[START]

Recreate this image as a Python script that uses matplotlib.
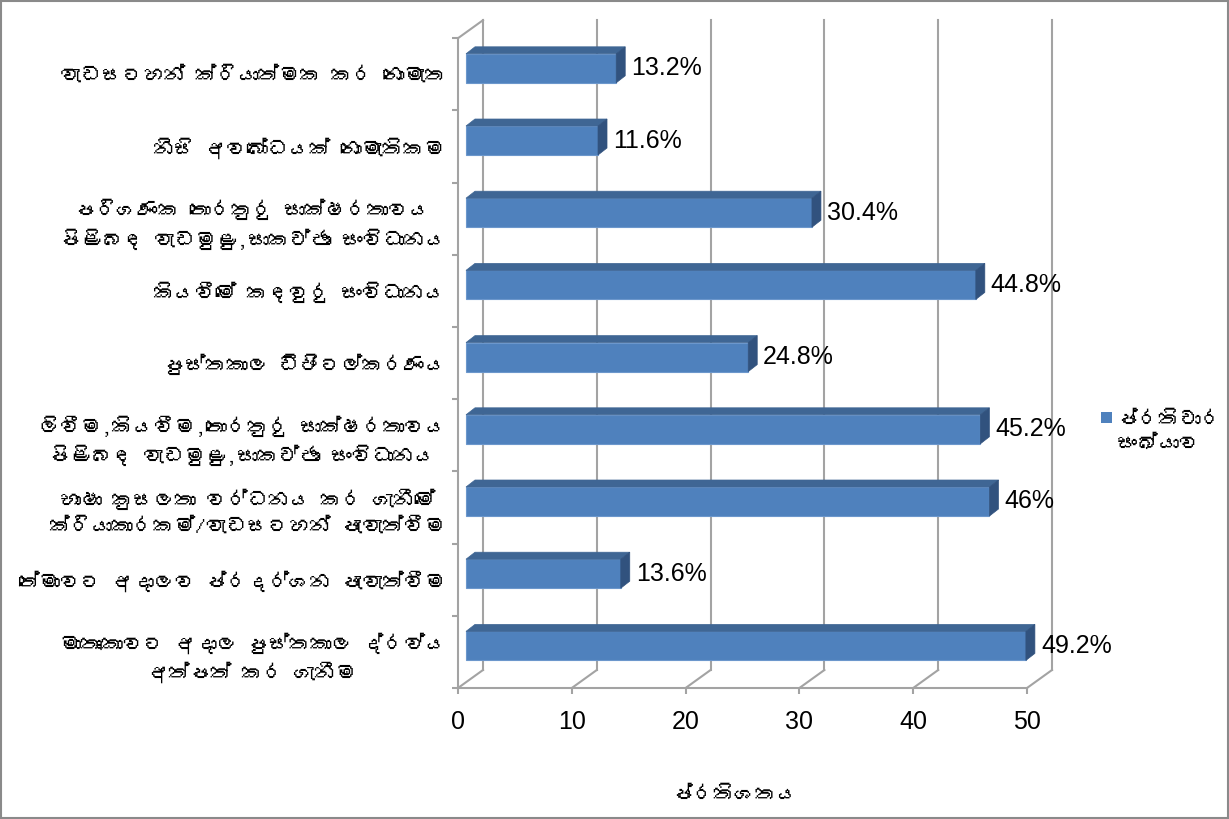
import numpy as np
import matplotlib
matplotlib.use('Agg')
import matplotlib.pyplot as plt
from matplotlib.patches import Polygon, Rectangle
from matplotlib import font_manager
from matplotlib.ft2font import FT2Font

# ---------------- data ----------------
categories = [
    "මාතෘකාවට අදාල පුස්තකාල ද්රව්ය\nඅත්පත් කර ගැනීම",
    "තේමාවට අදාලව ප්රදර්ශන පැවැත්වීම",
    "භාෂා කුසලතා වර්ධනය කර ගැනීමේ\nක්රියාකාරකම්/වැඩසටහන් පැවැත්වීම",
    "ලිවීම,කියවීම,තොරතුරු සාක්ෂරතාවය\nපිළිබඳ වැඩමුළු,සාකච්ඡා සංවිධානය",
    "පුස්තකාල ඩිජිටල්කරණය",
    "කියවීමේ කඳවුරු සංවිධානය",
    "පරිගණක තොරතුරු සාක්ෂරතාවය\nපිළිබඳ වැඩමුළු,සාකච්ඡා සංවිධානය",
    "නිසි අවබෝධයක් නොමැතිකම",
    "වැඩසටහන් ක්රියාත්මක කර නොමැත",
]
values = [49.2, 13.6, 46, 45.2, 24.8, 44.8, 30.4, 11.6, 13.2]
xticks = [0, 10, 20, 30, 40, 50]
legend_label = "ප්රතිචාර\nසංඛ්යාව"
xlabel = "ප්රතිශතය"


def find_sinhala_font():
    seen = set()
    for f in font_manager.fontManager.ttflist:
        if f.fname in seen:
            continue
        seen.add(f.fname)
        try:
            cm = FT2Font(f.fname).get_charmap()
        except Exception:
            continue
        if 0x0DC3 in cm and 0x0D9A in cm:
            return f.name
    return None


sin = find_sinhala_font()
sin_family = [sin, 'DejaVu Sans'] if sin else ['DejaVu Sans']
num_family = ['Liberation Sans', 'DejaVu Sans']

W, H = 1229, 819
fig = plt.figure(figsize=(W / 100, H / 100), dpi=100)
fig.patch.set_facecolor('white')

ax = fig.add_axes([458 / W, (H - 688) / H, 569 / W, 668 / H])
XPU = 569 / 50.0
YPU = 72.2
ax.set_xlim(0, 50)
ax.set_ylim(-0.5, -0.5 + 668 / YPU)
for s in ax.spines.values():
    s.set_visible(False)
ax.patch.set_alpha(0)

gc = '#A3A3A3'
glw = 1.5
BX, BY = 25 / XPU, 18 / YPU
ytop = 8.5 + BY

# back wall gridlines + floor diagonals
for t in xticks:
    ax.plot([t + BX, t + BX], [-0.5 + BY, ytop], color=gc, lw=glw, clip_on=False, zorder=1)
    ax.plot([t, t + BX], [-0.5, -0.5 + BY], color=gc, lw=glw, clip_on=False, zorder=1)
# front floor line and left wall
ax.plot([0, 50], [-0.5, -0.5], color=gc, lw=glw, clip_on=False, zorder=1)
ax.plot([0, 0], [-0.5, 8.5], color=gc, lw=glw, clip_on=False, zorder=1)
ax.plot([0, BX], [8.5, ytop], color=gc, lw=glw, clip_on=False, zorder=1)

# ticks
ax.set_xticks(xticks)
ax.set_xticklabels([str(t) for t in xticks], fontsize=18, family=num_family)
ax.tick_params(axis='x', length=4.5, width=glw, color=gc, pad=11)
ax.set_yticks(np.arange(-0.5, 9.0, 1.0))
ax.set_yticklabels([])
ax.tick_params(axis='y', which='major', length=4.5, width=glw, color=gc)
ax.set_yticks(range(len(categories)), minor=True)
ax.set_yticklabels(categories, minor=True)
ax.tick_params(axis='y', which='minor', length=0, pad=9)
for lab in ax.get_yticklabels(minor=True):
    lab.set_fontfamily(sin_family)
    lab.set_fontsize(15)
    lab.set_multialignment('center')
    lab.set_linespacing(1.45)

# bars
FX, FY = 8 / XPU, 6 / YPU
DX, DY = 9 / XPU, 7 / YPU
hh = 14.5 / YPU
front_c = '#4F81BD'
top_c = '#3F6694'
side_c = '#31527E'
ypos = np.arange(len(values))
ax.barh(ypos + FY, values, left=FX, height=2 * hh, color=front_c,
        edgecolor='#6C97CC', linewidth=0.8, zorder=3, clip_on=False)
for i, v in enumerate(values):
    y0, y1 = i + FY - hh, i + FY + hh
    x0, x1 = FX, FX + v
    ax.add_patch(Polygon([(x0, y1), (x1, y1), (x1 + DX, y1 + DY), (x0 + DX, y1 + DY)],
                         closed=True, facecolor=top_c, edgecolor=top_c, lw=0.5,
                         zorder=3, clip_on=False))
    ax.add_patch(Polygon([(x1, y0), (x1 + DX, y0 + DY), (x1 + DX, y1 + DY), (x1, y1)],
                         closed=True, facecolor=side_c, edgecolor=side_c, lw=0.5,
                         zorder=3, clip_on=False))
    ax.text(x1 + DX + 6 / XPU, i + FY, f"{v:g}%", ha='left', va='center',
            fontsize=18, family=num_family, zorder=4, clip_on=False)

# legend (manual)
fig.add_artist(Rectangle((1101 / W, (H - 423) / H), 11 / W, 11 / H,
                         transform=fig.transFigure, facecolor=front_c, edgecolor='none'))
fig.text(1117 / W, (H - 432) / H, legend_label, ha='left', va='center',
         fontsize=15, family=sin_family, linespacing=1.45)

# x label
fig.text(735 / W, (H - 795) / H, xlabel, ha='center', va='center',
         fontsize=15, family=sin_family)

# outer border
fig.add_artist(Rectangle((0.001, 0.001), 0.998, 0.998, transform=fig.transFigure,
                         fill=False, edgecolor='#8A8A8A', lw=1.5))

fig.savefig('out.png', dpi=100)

[END]
[START]

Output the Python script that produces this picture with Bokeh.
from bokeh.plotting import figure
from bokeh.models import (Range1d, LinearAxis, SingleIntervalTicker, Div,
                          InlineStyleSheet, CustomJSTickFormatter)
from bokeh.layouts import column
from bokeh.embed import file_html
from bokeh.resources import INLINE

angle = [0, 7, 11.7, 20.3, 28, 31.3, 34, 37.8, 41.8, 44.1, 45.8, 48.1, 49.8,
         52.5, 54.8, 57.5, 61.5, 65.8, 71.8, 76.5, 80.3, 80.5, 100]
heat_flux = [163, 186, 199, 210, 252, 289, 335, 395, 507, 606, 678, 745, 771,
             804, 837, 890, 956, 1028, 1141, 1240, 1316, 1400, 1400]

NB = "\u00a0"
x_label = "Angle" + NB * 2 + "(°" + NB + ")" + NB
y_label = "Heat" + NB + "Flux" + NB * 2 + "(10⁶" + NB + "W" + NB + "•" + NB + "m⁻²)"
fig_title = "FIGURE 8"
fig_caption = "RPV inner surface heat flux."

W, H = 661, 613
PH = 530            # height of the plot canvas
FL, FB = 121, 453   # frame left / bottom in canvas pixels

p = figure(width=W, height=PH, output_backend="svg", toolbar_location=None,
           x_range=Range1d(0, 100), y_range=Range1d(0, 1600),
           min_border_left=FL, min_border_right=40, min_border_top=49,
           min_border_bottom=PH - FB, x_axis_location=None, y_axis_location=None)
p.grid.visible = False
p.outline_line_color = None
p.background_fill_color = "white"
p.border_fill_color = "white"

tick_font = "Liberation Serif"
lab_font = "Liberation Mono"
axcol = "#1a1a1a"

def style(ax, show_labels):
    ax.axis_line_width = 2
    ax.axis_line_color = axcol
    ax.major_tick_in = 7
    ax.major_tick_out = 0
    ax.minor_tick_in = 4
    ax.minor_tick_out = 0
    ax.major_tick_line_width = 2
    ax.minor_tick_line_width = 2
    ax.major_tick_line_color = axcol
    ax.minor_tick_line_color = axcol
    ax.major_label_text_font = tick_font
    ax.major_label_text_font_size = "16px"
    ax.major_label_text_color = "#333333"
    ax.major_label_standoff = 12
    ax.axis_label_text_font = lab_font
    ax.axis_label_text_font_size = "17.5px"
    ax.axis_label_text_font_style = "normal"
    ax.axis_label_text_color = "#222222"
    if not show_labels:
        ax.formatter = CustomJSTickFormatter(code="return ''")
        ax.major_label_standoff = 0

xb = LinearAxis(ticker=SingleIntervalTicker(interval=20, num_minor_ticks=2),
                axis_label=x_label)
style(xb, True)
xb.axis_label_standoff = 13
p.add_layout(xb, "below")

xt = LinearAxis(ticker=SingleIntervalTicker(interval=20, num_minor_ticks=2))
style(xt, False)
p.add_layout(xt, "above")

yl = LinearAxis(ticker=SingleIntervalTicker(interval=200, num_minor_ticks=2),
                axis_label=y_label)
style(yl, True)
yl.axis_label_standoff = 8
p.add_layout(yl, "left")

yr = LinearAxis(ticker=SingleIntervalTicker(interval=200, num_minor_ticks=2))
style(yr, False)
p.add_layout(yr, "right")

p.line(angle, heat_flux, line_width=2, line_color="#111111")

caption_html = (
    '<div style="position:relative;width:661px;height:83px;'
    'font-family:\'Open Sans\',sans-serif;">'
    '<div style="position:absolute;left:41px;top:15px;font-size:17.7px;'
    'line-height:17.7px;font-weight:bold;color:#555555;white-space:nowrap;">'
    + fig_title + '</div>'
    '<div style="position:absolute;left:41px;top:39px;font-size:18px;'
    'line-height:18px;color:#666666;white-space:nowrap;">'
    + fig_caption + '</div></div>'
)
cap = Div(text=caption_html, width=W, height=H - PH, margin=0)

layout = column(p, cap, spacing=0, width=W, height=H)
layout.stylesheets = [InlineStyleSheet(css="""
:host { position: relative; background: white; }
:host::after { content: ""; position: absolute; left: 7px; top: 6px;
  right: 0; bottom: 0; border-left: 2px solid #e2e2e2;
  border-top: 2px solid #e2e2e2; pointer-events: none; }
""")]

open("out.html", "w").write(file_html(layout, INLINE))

[END]

(Goal) Work out the count of lines containing the word "matplotlib", then write only that count.

(Solution) 7